→ JOB: Copy the listing below line for line, starting at its first line and ending with the line that has "ell_angle = [0.0, 0.15, 0.0]" in it. Add nothing.

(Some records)
********

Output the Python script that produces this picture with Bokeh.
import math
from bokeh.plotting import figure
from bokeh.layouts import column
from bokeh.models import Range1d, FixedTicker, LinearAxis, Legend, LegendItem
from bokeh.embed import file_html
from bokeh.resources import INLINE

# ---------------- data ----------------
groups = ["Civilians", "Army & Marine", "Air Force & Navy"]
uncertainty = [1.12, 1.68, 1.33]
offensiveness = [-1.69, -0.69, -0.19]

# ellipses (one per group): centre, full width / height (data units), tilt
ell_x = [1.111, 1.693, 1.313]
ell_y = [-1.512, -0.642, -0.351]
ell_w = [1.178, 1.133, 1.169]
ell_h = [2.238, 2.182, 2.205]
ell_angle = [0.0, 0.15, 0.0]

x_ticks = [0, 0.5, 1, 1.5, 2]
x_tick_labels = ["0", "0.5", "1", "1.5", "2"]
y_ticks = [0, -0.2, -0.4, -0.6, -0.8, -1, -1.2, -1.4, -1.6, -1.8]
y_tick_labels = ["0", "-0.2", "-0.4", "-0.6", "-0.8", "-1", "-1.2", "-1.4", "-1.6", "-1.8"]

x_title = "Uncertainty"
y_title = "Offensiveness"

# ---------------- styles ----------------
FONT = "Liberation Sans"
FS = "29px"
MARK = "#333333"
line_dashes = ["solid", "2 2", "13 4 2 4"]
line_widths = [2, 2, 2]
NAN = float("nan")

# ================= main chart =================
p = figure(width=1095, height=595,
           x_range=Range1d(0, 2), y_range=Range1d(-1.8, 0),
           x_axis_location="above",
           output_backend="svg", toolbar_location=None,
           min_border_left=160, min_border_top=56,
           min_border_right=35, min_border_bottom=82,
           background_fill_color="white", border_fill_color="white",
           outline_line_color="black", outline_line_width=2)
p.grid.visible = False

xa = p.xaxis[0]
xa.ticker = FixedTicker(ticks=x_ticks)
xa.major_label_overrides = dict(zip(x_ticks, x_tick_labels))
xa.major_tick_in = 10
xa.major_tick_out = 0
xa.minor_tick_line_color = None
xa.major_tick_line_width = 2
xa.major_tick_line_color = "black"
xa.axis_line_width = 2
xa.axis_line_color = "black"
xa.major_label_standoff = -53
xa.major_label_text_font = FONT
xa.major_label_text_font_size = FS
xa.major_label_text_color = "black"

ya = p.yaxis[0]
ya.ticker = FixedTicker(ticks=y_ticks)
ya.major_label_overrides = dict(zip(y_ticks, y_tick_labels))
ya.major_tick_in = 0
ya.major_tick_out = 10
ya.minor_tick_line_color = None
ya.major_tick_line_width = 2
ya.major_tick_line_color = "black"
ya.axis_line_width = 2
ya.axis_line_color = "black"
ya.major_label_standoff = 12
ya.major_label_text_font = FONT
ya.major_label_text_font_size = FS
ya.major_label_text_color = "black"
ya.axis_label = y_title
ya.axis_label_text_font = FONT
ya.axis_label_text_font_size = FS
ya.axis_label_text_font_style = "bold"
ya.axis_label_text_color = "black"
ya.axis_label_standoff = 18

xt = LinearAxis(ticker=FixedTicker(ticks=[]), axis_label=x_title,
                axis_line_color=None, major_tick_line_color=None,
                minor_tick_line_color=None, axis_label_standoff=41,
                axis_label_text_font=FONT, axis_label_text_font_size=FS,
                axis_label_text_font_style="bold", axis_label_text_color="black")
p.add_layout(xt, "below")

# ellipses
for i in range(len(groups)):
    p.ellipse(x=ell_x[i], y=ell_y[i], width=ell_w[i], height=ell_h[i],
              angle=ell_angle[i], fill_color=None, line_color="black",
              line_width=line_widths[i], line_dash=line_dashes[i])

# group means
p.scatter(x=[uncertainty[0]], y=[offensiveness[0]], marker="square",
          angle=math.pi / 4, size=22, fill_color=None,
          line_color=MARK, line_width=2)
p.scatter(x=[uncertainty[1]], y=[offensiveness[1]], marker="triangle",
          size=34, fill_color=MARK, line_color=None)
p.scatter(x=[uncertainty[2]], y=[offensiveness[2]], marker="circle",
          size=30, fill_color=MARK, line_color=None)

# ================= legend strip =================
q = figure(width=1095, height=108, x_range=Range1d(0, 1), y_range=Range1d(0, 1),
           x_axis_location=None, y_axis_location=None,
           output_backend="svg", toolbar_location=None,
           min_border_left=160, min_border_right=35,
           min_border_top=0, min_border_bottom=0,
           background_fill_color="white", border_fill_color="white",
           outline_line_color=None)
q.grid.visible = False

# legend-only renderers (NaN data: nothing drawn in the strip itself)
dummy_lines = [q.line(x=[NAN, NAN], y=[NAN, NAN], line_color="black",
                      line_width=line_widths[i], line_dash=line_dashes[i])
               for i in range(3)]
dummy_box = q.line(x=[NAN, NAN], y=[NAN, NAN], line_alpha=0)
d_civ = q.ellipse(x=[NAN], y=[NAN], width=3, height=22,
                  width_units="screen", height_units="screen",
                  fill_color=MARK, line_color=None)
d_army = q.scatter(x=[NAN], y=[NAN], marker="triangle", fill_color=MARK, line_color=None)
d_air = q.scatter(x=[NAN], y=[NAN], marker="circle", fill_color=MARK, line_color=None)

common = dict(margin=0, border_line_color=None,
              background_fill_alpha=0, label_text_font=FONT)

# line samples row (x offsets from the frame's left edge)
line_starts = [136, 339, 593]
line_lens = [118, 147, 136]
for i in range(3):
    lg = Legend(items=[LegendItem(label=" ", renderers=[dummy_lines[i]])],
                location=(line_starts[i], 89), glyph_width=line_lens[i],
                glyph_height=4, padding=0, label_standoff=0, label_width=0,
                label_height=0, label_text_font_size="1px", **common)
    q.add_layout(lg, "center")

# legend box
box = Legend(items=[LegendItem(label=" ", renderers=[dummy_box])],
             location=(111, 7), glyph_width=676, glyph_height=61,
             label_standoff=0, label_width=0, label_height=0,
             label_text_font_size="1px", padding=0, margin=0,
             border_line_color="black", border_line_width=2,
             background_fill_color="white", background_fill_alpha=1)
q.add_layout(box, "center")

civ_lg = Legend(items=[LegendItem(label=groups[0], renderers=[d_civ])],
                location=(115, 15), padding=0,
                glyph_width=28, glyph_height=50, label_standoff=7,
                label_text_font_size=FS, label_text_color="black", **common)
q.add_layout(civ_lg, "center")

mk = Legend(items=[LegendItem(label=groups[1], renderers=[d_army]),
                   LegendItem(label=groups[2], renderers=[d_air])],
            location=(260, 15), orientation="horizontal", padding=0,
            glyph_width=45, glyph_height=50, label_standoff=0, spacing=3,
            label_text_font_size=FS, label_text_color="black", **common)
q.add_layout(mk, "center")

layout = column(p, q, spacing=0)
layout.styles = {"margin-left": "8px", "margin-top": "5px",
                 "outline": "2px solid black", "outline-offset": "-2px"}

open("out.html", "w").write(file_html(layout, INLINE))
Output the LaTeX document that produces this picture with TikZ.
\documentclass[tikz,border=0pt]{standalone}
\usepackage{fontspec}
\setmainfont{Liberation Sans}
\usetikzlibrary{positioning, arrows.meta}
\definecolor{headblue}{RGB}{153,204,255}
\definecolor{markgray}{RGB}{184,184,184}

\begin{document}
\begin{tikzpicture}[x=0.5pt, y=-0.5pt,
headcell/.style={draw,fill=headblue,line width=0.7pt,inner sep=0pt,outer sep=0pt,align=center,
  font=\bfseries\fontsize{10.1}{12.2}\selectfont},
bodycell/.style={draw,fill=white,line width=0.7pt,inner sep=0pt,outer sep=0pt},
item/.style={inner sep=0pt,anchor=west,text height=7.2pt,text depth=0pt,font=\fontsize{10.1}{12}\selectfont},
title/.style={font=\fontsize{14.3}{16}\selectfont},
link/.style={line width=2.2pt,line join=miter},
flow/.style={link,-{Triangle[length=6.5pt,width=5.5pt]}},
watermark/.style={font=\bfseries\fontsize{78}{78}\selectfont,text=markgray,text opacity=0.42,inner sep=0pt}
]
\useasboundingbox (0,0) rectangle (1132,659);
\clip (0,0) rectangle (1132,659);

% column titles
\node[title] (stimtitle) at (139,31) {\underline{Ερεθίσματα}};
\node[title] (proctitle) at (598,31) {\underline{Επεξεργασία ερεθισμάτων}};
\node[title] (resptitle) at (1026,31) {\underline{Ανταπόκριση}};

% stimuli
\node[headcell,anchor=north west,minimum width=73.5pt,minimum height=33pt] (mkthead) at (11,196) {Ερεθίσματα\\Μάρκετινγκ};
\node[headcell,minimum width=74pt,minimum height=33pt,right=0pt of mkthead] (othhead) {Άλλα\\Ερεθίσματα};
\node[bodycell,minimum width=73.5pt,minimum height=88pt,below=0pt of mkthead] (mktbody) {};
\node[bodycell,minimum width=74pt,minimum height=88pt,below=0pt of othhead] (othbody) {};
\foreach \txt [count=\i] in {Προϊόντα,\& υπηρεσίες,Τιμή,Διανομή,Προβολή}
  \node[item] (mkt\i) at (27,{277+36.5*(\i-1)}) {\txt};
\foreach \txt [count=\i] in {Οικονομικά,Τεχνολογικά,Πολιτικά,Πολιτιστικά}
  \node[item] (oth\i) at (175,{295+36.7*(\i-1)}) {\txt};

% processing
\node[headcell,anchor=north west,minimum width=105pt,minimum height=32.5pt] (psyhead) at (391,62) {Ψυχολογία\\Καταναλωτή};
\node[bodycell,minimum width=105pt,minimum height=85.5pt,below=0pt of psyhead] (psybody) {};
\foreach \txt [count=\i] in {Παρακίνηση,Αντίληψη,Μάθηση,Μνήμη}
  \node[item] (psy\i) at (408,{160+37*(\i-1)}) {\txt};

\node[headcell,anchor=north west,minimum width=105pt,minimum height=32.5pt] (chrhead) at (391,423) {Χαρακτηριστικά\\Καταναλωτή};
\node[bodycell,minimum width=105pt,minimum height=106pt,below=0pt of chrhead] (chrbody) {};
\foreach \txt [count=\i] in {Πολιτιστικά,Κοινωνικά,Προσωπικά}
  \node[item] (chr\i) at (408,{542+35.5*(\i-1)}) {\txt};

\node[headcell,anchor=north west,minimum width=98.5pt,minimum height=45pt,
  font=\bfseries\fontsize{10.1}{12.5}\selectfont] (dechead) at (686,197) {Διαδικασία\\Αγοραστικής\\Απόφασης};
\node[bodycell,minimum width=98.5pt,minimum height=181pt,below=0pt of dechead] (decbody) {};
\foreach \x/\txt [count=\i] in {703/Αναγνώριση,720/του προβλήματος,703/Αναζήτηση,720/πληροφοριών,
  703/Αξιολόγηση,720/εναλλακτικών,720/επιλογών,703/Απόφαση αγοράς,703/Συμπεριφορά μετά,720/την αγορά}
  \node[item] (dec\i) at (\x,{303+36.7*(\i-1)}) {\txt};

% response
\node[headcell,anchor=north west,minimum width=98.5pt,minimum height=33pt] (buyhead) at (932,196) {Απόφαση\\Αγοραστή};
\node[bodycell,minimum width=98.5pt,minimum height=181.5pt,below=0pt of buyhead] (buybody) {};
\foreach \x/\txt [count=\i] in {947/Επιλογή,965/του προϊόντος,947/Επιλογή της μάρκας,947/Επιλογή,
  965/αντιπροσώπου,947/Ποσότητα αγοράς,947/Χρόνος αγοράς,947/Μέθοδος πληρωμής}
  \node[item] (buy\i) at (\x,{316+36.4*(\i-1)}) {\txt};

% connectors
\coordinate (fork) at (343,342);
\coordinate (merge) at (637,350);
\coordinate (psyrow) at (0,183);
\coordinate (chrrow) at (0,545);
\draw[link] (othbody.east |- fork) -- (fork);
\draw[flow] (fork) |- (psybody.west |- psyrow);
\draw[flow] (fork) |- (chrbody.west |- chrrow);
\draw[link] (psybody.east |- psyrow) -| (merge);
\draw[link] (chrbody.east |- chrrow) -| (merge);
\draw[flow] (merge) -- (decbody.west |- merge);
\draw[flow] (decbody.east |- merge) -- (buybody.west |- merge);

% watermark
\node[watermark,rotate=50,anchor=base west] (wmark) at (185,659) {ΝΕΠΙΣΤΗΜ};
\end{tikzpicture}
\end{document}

********

→ TASK SOLUTION:
Output the Python script that produces this picture with Bokeh.
import math
from bokeh.plotting import figure
from bokeh.layouts import column
from bokeh.models import Range1d, FixedTicker, LinearAxis, Legend, LegendItem
from bokeh.embed import file_html
from bokeh.resources import INLINE

# ---------------- data ----------------
groups = ["Civilians", "Army & Marine", "Air Force & Navy"]
uncertainty = [1.12, 1.68, 1.33]
offensiveness = [-1.69, -0.69, -0.19]

# ellipses (one per group): centre, full width / height (data units), tilt
ell_x = [1.111, 1.693, 1.313]
ell_y = [-1.512, -0.642, -0.351]
ell_w = [1.178, 1.133, 1.169]
ell_h = [2.238, 2.182, 2.205]
ell_angle = [0.0, 0.15, 0.0]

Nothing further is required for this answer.